All the students agreed with both these statements, illustrating how the shareholder primacy myth can, and often does, deflect moral compasses. When business professionals act on a mistaken belief that their top moral obligation is to maximize profit and share price, they run the risk of failing to give due consideration to other moral obligations like protecting fundamental human rights, safety, honesty, fairness, lawfulness, and environmental stewardship. This can, and often does, result in business practices that are akin to “fishing with dynamite” to generate a short-term windfall at the expense of the ecosystem their business relies upon to grow and thrive over the long term.

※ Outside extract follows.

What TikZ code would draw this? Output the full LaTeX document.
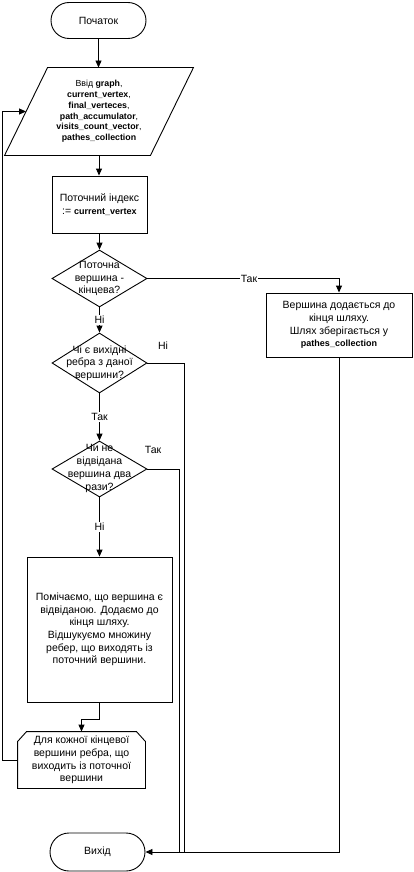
\documentclass[tikz,border=0pt]{standalone}
\usepackage{fontspec}
\setmainfont{Liberation Sans}
\usetikzlibrary{arrows.meta,shapes.geometric}
\newcommand\myid[1]{{\fontsize{9}{10}\selectfont\bfseries #1}}
\begin{document}
\begin{tikzpicture}[x=1pt,y=-1pt,line width=0.9pt,
  every node/.style={font=\fontsize{10.5}{12.7}\selectfont,align=center},
  term/.style={draw,rectangle,rounded corners=18pt,minimum width=95pt,minimum height=36pt,inner sep=0pt},
  procbox/.style={draw,rectangle,inner sep=0pt},
  dia/.style={draw,diamond,inner sep=0pt},
  lbl/.style={fill=white,inner sep=1pt},
  arr/.style={-{Triangle[length=7pt,width=6pt]}}]
\useasboundingbox (0,0) rectangle (413,872);

% start
\node[term] (start) at (98.5,20.5) {Початок};

% input parallelogram
\node[inner sep=0pt,minimum width=145pt,minimum height=87pt,font=\fontsize{8.8}{10.8}\selectfont] (inp) at (99,111.5)
  {Ввід \textbf{graph},\\ \textbf{current\_vertex},\\ \textbf{final\_verteces},\\ \textbf{path\_accumulator},\\ \textbf{visits\_count\_vector},\\ \textbf{pathes\_collection}};
\draw ([xshift=21.5pt]inp.north west) -- ([xshift=21.5pt]inp.north east)
   -- ([xshift=-21.5pt]inp.south east) -- ([xshift=-21.5pt]inp.south west) -- cycle;

% index box
\node[procbox,minimum width=95pt,minimum height=57pt] (idx) at (99.5,204.5)
  {Поточний індекс\\:= \myid{current\_vertex}};

% decision 1
\node[dia,minimum width=95pt,minimum height=57pt] (d1) at (99.5,278.5) {};
\node at (d1) {Поточна\\вершина -\\кінцева?};

% found box
\node[procbox,minimum width=146pt,minimum height=64pt] (found) at (339,325)
  {Вершина додається до\\кінця шляху.\\Шлях зберігається у\\\myid{pathes\_collection}};

% decision 2
\node[dia,minimum width=95pt,minimum height=60pt] (d2) at (99.5,363) {};
\node at (d2) {Чі є вихідні\\ребра з даної\\вершини?};

% decision 3
\node[dia,minimum width=95pt,minimum height=56pt] (d3) at (99.5,469) {};
\node at ([yshift=0.5pt]d3) {Чи не\\відвідана\\вершина два\\рази?};

% big process box
\node[procbox,minimum width=145pt,minimum height=145pt] (mark) at (99.5,629.5)
  {Помічаємо, що вершина є\\відвіданою. Додаємо до\\кінця шляху.\\Відшукуємо множину\\ребер, що виходять із\\поточний вершини.};

% loop limit
\node[inner sep=0pt,minimum width=127pt,minimum height=56pt] (loop) at (81.5,760)
  {Для кожної кінцевої\\вершини ребра, що\\виходить із поточної\\вершини};
\draw ([yshift=-10pt]loop.north west) -- ([xshift=9pt]loop.north west)
   -- ([xshift=-9pt]loop.north east) -- ([yshift=-10pt]loop.north east)
   -- (loop.south east) -- (loop.south west) -- cycle;

% exit
\node[term,minimum height=38pt,rounded corners=19pt] (exit) at (97.5,852) {Вихід};

% connectors
\draw[arr] (start.south) -- (start.south |- inp.north);
\draw[arr] (inp.south) -- (inp.south |- idx.north);
\draw[arr] (idx.south) -- (d1.north);
\draw[arr] (d1.east) -- node[lbl,pos=0.53] {Так} (d1.east -| found.north) -- (found.north);
\draw[arr] (d1.south) -- node[lbl,pos=0.5] {Ні} (d2.north);
\draw[arr] (d2.south) -- node[lbl,pos=0.5] {Так} (d3.north);
\draw[arr] (d3.south) -- node[lbl,pos=0.5] {Ні} (mark.north);
\node at (163,346) {Ні};
\node at (153,450) {Так};
\coordinate (j2) at (184,852);
\coordinate (j3) at (179,852);
\draw (d2.east) -| (j2);
\draw (d3.east) -| (j3);
\draw[arr] (found.south) |- (exit.east);
\draw[arr] (mark.south) -- ++(0,17) -| (loop.north);
\draw[arr] (loop.west) -- ++(-15,0) |- (inp.west);
\end{tikzpicture}
\end{document}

As Raj Sisodia observes in his book Conscious Capitalism:

Shareholder value thinking causes corporate managers to focus myopically on short-term earnings reports at the expense of long-term performance; discourages investment and innovation; harms employees, customers, and communities; and causes companies to indulge in reckless, sociopathic, and socially irresponsible behaviors. It threatens the welfare of consumers, employees, communities, and investors alike.

Your company likely comprises business professionals that, like the students I spoke to at the Simon School, believe the shareholder primacy myth. The resulting deflection of your colleagues’ moral compasses can exacerbate the ever-present temptation for otherwise law-abiding business professionals to rationalize unethical or illegal practices to achieve business goals. The unending parade of business scandals that frequently make headlines is proof that this can and does happen at many of the world’s most prestigious firms. To reduce the risk that your company will join these ranks, you might consider taking the following steps to reset your colleagues’ moral compasses to true north:

  • Administer the Business Law 101 quiz detailed above to ensure they have a clear understanding of the law.
  • Teach them the business judgment rule to help them understand that they have the legal elbow room to run the business in a manner that benefits all stakeholders, not just shareholders’ short-term interests.
  • Seek to build a consensus among your colleagues that the firm will never maximize profit and share price at the expense of other more important moral values like fundamental human rights, safety, honesty, fairness, lawfulness, or the environment.

Although this is a simple prescription, you can anticipate some significant headwinds if you attempt to administer this medicine. The shareholder primacy myth is deeply entrenched in the business community and is very difficult to counter, especially when variable compensation is tied to achieving specified, short-term financial goals. But, if you succeed in at least raising awareness about how the shareholder primacy myth deflects moral compasses, you might help your leaders set a better course in the future.